* _Given problem_: Carry none of the pictures over; set down the material below exactly.

* _Data block_:
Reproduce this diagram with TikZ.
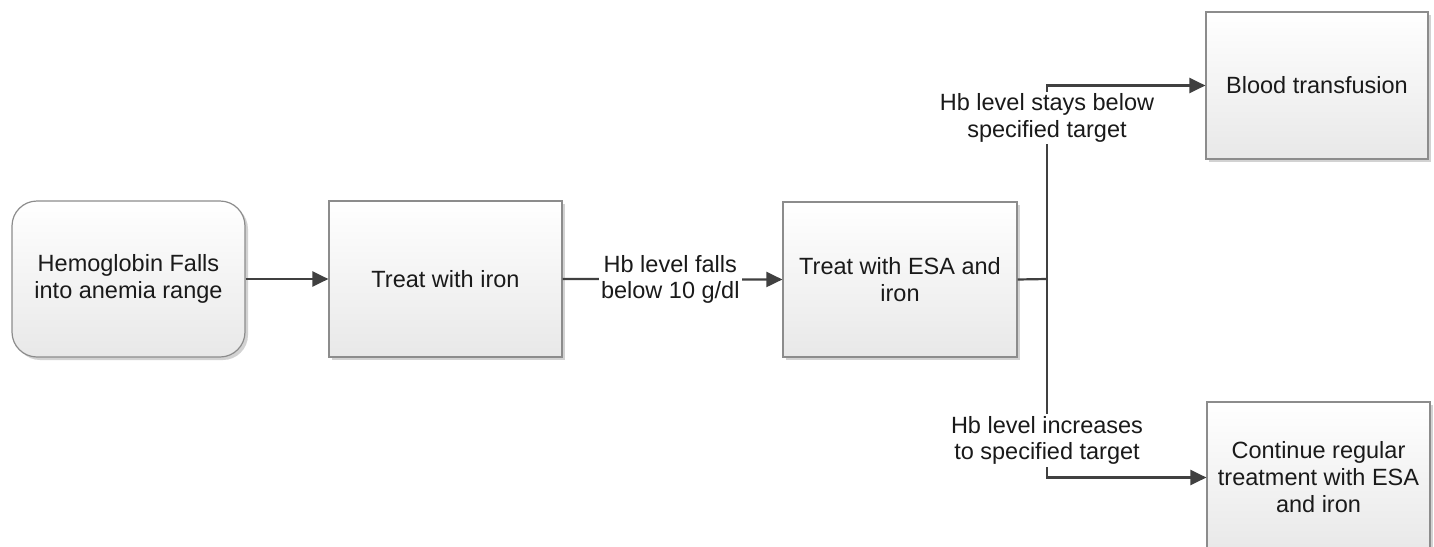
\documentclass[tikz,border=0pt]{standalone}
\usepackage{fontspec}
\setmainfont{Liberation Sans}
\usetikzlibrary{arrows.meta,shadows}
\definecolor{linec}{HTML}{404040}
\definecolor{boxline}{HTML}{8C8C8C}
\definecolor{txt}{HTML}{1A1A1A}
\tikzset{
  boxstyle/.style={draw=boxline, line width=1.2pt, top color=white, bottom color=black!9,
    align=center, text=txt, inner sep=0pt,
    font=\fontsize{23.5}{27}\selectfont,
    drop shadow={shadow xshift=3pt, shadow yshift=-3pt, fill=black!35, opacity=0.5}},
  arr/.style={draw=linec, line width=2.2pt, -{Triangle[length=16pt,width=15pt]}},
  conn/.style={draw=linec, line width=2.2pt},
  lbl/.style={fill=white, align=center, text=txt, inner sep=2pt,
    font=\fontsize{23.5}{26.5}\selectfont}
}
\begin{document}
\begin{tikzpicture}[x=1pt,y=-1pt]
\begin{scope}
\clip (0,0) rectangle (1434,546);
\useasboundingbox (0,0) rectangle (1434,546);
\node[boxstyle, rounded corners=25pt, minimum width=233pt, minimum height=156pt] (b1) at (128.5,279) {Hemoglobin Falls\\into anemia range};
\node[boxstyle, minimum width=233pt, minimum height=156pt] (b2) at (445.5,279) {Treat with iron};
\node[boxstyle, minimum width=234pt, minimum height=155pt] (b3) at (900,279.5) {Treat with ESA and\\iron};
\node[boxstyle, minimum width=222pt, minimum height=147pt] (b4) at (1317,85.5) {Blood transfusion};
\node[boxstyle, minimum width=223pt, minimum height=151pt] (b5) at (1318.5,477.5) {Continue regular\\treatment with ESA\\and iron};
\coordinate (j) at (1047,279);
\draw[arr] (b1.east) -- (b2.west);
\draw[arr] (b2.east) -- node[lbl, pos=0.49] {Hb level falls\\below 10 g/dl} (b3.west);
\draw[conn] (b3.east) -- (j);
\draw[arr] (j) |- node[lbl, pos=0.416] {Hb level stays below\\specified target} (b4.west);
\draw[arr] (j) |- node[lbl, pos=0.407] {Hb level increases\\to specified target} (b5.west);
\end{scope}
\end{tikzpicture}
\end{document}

* _The answer_:
Reproduce this diagram with TikZ.
\documentclass[tikz,border=0pt]{standalone}
\usepackage{fontspec}
\setmainfont{Liberation Sans}
\usetikzlibrary{arrows.meta,shadows}
\definecolor{linec}{HTML}{404040}
\definecolor{boxline}{HTML}{8C8C8C}
\definecolor{txt}{HTML}{1A1A1A}
\tikzset{
  boxstyle/.style={draw=boxline, line width=1.2pt, top color=white, bottom color=black!9,
    align=center, text=txt, inner sep=0pt,
    font=\fontsize{23.5}{27}\selectfont,
    drop shadow={shadow xshift=3pt, shadow yshift=-3pt, fill=black!35, opacity=0.5}},
  arr/.style={draw=linec, line width=2.2pt, -{Triangle[length=16pt,width=15pt]}},
  conn/.style={draw=linec, line width=2.2pt},
  lbl/.style={fill=white, align=center, text=txt, inner sep=2pt,
    font=\fontsize{23.5}{26.5}\selectfont}
}
\begin{document}
\begin{tikzpicture}[x=1pt,y=-1pt]
\begin{scope}
\clip (0,0) rectangle (1434,546);
\useasboundingbox (0,0) rectangle (1434,546);
\node[boxstyle, rounded corners=25pt, minimum width=233pt, minimum height=156pt] (b1) at (128.5,279) {Hemoglobin Falls\\into anemia range};
\node[boxstyle, minimum width=233pt, minimum height=156pt] (b2) at (445.5,279) {Treat with iron};
\node[boxstyle, minimum width=234pt, minimum height=155pt] (b3) at (900,279.5) {Treat with ESA and\\iron};
\node[boxstyle, minimum width=222pt, minimum height=147pt] (b4) at (1317,85.5) {Blood transfusion};
\node[boxstyle, minimum width=223pt, minimum height=151pt] (b5) at (1318.5,477.5) {Continue regular\\treatment with ESA\\and iron};
\coordinate (j) at (1047,279);
\draw[arr] (b1.east) -- (b2.west);
\draw[arr] (b2.east) -- node[lbl, pos=0.49] {Hb level falls\\below 10 g/dl} (b3.west);
\draw[conn] (b3.east) -- (j);
\draw[arr] (j) |- node[lbl, pos=0.416] {Hb level stays below\\specified target} (b4.west);
\draw[arr] (j) |- node[lbl, pos=0.407] {Hb level increases\\to specified target} (b5.west);
\end{scope}
\end{tikzpicture}
\end{document}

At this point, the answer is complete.